→ **Problem**
Repeat the material exactly, every line of it.

→ **Exercise input**
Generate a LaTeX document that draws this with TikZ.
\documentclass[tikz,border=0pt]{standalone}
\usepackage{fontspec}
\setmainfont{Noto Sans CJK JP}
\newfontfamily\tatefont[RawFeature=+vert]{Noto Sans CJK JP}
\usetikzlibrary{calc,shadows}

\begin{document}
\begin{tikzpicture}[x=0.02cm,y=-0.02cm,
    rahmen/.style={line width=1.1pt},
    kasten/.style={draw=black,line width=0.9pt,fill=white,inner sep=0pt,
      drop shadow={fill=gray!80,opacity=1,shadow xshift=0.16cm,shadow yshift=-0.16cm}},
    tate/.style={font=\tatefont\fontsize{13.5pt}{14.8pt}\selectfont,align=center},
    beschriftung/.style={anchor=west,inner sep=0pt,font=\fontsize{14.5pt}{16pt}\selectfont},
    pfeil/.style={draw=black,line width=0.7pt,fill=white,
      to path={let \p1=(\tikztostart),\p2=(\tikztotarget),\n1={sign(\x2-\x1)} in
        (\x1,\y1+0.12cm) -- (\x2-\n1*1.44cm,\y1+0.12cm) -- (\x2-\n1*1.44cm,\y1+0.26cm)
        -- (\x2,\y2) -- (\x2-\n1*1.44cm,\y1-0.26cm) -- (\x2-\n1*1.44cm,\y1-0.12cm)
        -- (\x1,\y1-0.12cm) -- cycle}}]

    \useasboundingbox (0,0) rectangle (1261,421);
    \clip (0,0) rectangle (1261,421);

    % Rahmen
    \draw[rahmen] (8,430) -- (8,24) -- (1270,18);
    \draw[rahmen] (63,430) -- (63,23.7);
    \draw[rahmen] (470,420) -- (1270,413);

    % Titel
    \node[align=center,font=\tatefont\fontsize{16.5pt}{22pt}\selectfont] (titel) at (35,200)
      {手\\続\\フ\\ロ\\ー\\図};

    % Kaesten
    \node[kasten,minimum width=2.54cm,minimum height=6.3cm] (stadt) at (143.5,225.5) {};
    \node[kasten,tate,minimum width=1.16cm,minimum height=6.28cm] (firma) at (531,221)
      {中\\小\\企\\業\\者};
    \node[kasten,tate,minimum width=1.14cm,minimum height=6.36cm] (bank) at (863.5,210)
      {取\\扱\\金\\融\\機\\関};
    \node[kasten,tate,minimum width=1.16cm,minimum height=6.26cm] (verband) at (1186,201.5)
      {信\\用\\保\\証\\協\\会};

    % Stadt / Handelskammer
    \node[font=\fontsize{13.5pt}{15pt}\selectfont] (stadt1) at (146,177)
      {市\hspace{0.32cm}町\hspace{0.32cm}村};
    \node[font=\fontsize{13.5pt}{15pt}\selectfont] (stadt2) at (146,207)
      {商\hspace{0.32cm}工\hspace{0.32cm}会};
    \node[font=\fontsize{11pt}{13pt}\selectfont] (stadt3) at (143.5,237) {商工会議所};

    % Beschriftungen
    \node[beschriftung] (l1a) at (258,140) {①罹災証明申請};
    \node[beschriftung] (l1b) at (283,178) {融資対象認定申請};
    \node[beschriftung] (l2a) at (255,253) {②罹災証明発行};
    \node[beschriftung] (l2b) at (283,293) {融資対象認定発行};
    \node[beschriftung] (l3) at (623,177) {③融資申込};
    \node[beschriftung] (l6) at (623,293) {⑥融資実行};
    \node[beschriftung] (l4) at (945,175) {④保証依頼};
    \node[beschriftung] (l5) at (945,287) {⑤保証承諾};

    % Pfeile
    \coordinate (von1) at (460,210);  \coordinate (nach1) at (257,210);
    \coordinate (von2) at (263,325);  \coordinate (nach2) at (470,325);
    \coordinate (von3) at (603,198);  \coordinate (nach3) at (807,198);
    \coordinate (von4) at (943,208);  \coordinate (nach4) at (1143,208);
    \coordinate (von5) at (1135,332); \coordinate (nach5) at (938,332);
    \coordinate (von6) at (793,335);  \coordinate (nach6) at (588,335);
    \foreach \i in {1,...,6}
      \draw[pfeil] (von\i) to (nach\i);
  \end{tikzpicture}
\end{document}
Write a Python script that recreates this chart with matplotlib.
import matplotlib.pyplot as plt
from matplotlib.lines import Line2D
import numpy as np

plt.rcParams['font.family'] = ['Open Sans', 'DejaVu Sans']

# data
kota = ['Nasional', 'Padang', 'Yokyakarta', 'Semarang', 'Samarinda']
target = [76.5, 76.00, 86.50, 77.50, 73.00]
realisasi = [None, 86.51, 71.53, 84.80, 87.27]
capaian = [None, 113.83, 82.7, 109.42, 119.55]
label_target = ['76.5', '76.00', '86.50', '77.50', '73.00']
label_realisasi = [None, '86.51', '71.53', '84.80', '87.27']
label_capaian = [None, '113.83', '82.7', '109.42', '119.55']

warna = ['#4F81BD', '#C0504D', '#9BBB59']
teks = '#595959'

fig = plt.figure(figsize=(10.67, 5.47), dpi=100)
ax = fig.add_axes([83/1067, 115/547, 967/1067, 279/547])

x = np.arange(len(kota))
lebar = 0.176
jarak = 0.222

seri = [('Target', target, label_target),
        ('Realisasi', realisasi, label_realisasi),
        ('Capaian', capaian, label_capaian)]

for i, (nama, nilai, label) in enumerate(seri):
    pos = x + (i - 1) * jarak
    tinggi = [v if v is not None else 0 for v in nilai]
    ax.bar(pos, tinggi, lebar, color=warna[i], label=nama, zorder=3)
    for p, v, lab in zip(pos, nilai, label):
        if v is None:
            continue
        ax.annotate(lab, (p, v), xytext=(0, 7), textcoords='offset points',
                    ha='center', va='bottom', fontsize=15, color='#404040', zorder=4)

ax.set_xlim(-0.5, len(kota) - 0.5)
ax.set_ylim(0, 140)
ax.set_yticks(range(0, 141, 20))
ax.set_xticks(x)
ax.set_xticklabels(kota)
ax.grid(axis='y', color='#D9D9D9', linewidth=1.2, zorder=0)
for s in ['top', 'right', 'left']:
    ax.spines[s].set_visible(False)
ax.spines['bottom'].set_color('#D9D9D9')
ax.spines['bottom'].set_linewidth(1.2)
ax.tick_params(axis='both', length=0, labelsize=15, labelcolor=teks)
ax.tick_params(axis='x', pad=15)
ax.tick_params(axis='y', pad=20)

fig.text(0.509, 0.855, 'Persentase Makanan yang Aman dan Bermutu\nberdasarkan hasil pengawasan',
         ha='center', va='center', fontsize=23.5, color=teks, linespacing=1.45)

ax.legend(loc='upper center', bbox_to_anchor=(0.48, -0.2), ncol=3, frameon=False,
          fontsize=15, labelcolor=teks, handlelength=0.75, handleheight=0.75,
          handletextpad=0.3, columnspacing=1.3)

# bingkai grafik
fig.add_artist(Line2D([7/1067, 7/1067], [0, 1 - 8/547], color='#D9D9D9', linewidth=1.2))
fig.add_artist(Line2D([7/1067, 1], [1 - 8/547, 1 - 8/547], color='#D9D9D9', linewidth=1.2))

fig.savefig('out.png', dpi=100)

→ **Exercise result**
Generate a LaTeX document that draws this with TikZ.
\documentclass[tikz,border=0pt]{standalone}
\usepackage{fontspec}
\setmainfont{Noto Sans CJK JP}
\newfontfamily\tatefont[RawFeature=+vert]{Noto Sans CJK JP}
\usetikzlibrary{calc,shadows}

\begin{document}
\begin{tikzpicture}[x=0.02cm,y=-0.02cm,
    rahmen/.style={line width=1.1pt},
    kasten/.style={draw=black,line width=0.9pt,fill=white,inner sep=0pt,
      drop shadow={fill=gray!80,opacity=1,shadow xshift=0.16cm,shadow yshift=-0.16cm}},
    tate/.style={font=\tatefont\fontsize{13.5pt}{14.8pt}\selectfont,align=center},
    beschriftung/.style={anchor=west,inner sep=0pt,font=\fontsize{14.5pt}{16pt}\selectfont},
    pfeil/.style={draw=black,line width=0.7pt,fill=white,
      to path={let \p1=(\tikztostart),\p2=(\tikztotarget),\n1={sign(\x2-\x1)} in
        (\x1,\y1+0.12cm) -- (\x2-\n1*1.44cm,\y1+0.12cm) -- (\x2-\n1*1.44cm,\y1+0.26cm)
        -- (\x2,\y2) -- (\x2-\n1*1.44cm,\y1-0.26cm) -- (\x2-\n1*1.44cm,\y1-0.12cm)
        -- (\x1,\y1-0.12cm) -- cycle}}]

    \useasboundingbox (0,0) rectangle (1261,421);
    \clip (0,0) rectangle (1261,421);

    % Rahmen
    \draw[rahmen] (8,430) -- (8,24) -- (1270,18);
    \draw[rahmen] (63,430) -- (63,23.7);
    \draw[rahmen] (470,420) -- (1270,413);

    % Titel
    \node[align=center,font=\tatefont\fontsize{16.5pt}{22pt}\selectfont] (titel) at (35,200)
      {手\\続\\フ\\ロ\\ー\\図};

    % Kaesten
    \node[kasten,minimum width=2.54cm,minimum height=6.3cm] (stadt) at (143.5,225.5) {};
    \node[kasten,tate,minimum width=1.16cm,minimum height=6.28cm] (firma) at (531,221)
      {中\\小\\企\\業\\者};
    \node[kasten,tate,minimum width=1.14cm,minimum height=6.36cm] (bank) at (863.5,210)
      {取\\扱\\金\\融\\機\\関};
    \node[kasten,tate,minimum width=1.16cm,minimum height=6.26cm] (verband) at (1186,201.5)
      {信\\用\\保\\証\\協\\会};

    % Stadt / Handelskammer
    \node[font=\fontsize{13.5pt}{15pt}\selectfont] (stadt1) at (146,177)
      {市\hspace{0.32cm}町\hspace{0.32cm}村};
    \node[font=\fontsize{13.5pt}{15pt}\selectfont] (stadt2) at (146,207)
      {商\hspace{0.32cm}工\hspace{0.32cm}会};
    \node[font=\fontsize{11pt}{13pt}\selectfont] (stadt3) at (143.5,237) {商工会議所};

    % Beschriftungen
    \node[beschriftung] (l1a) at (258,140) {①罹災証明申請};
    \node[beschriftung] (l1b) at (283,178) {融資対象認定申請};
    \node[beschriftung] (l2a) at (255,253) {②罹災証明発行};
    \node[beschriftung] (l2b) at (283,293) {融資対象認定発行};
    \node[beschriftung] (l3) at (623,177) {③融資申込};
    \node[beschriftung] (l6) at (623,293) {⑥融資実行};
    \node[beschriftung] (l4) at (945,175) {④保証依頼};
    \node[beschriftung] (l5) at (945,287) {⑤保証承諾};

    % Pfeile
    \coordinate (von1) at (460,210);  \coordinate (nach1) at (257,210);
    \coordinate (von2) at (263,325);  \coordinate (nach2) at (470,325);
    \coordinate (von3) at (603,198);  \coordinate (nach3) at (807,198);
    \coordinate (von4) at (943,208);  \coordinate (nach4) at (1143,208);
    \coordinate (von5) at (1135,332); \coordinate (nach5) at (938,332);
    \coordinate (von6) at (793,335);  \coordinate (nach6) at (588,335);
    \foreach \i in {1,...,6}
      \draw[pfeil] (von\i) to (nach\i);
  \end{tikzpicture}
\end{document}
Write a Python script that recreates this chart with matplotlib.
import matplotlib.pyplot as plt
from matplotlib.lines import Line2D
import numpy as np

plt.rcParams['font.family'] = ['Open Sans', 'DejaVu Sans']

# data
kota = ['Nasional', 'Padang', 'Yokyakarta', 'Semarang', 'Samarinda']
target = [76.5, 76.00, 86.50, 77.50, 73.00]
realisasi = [None, 86.51, 71.53, 84.80, 87.27]
capaian = [None, 113.83, 82.7, 109.42, 119.55]
label_target = ['76.5', '76.00', '86.50', '77.50', '73.00']
label_realisasi = [None, '86.51', '71.53', '84.80', '87.27']
label_capaian = [None, '113.83', '82.7', '109.42', '119.55']

warna = ['#4F81BD', '#C0504D', '#9BBB59']
teks = '#595959'

fig = plt.figure(figsize=(10.67, 5.47), dpi=100)
ax = fig.add_axes([83/1067, 115/547, 967/1067, 279/547])

x = np.arange(len(kota))
lebar = 0.176
jarak = 0.222

seri = [('Target', target, label_target),
        ('Realisasi', realisasi, label_realisasi),
        ('Capaian', capaian, label_capaian)]

for i, (nama, nilai, label) in enumerate(seri):
    pos = x + (i - 1) * jarak
    tinggi = [v if v is not None else 0 for v in nilai]
    ax.bar(pos, tinggi, lebar, color=warna[i], label=nama, zorder=3)
    for p, v, lab in zip(pos, nilai, label):
        if v is None:
            continue
        ax.annotate(lab, (p, v), xytext=(0, 7), textcoords='offset points',
                    ha='center', va='bottom', fontsize=15, color='#404040', zorder=4)

ax.set_xlim(-0.5, len(kota) - 0.5)
ax.set_ylim(0, 140)
ax.set_yticks(range(0, 141, 20))
ax.set_xticks(x)
ax.set_xticklabels(kota)
ax.grid(axis='y', color='#D9D9D9', linewidth=1.2, zorder=0)
for s in ['top', 'right', 'left']:
    ax.spines[s].set_visible(False)
ax.spines['bottom'].set_color('#D9D9D9')
ax.spines['bottom'].set_linewidth(1.2)
ax.tick_params(axis='both', length=0, labelsize=15, labelcolor=teks)
ax.tick_params(axis='x', pad=15)
ax.tick_params(axis='y', pad=20)

fig.text(0.509, 0.855, 'Persentase Makanan yang Aman dan Bermutu\nberdasarkan hasil pengawasan',
         ha='center', va='center', fontsize=23.5, color=teks, linespacing=1.45)

ax.legend(loc='upper center', bbox_to_anchor=(0.48, -0.2), ncol=3, frameon=False,
          fontsize=15, labelcolor=teks, handlelength=0.75, handleheight=0.75,
          handletextpad=0.3, columnspacing=1.3)

# bingkai grafik
fig.add_artist(Line2D([7/1067, 7/1067], [0, 1 - 8/547], color='#D9D9D9', linewidth=1.2))
fig.add_artist(Line2D([7/1067, 1], [1 - 8/547, 1 - 8/547], color='#D9D9D9', linewidth=1.2))

fig.savefig('out.png', dpi=100)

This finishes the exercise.